Talent Acquisition Strategy

  • Passive candidate outreach — recruiting candidates who aren't actively job searching

  • Employer value proposition (EVP) — what makes your company an attractive place to work

  • Employer brand — the perception of your company as a workplace among candidates

  • Structured interviewing — using consistent questions and rubrics to reduce bias

  • Behavioral interview questions — asking candidates about past experiences to predict future performance

  • Work sample / skills assessment — a practical task used to evaluate real-world capabilities

Retention & Onboarding

  • Employee onboarding — the process of integrating new hires into the company

  • 30-60-90 day plan — a structured milestone roadmap for the first three months of employment

  • Early attrition — turnover within the first 6–12 months of employment

  • Psychological safety — the belief that one can speak up without fear of punishment

  • Manager effectiveness — a key predictor of retention and performance in startup teams

Compensation & Equity

  • Competitive compensation benchmarking — comparing salaries to market data by role and stage

  • Equity vesting schedule — typically 4 years with a 1-year cliff for startup employees

  • Strike price / exercise price — the fixed price at which an employee can buy shares

  • Dilution — the reduction in ownership percentage as new shares are issued

  • Total compensation package — base salary + equity + benefits + non-monetary perks


Final thoughts

Hiring at a startup will always involve some degree of uncertainty.
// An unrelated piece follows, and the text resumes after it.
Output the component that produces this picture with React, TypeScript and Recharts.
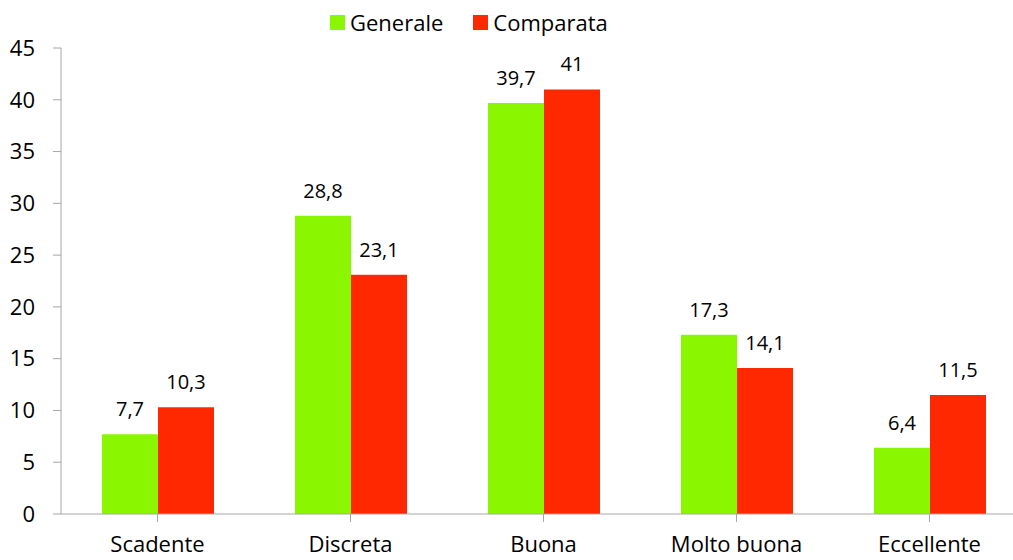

You're asking people to bet on your vision, often before there's proof it will work. That's not nothing.

But the founders who build exceptional teams aren't the ones who get lucky. They're the ones who treat hiring as a discipline — with as much rigor, intentionality, and ongoing learning as they bring to product, sales, or fundraising.

The expectations you bring into startup hiring aren't wrong, exactly. They're just incomplete. Pair them with the realities outlined here, and you'll make smarter, faster, more confident hiring decisions — the kind that compound over time into an extraordinary team.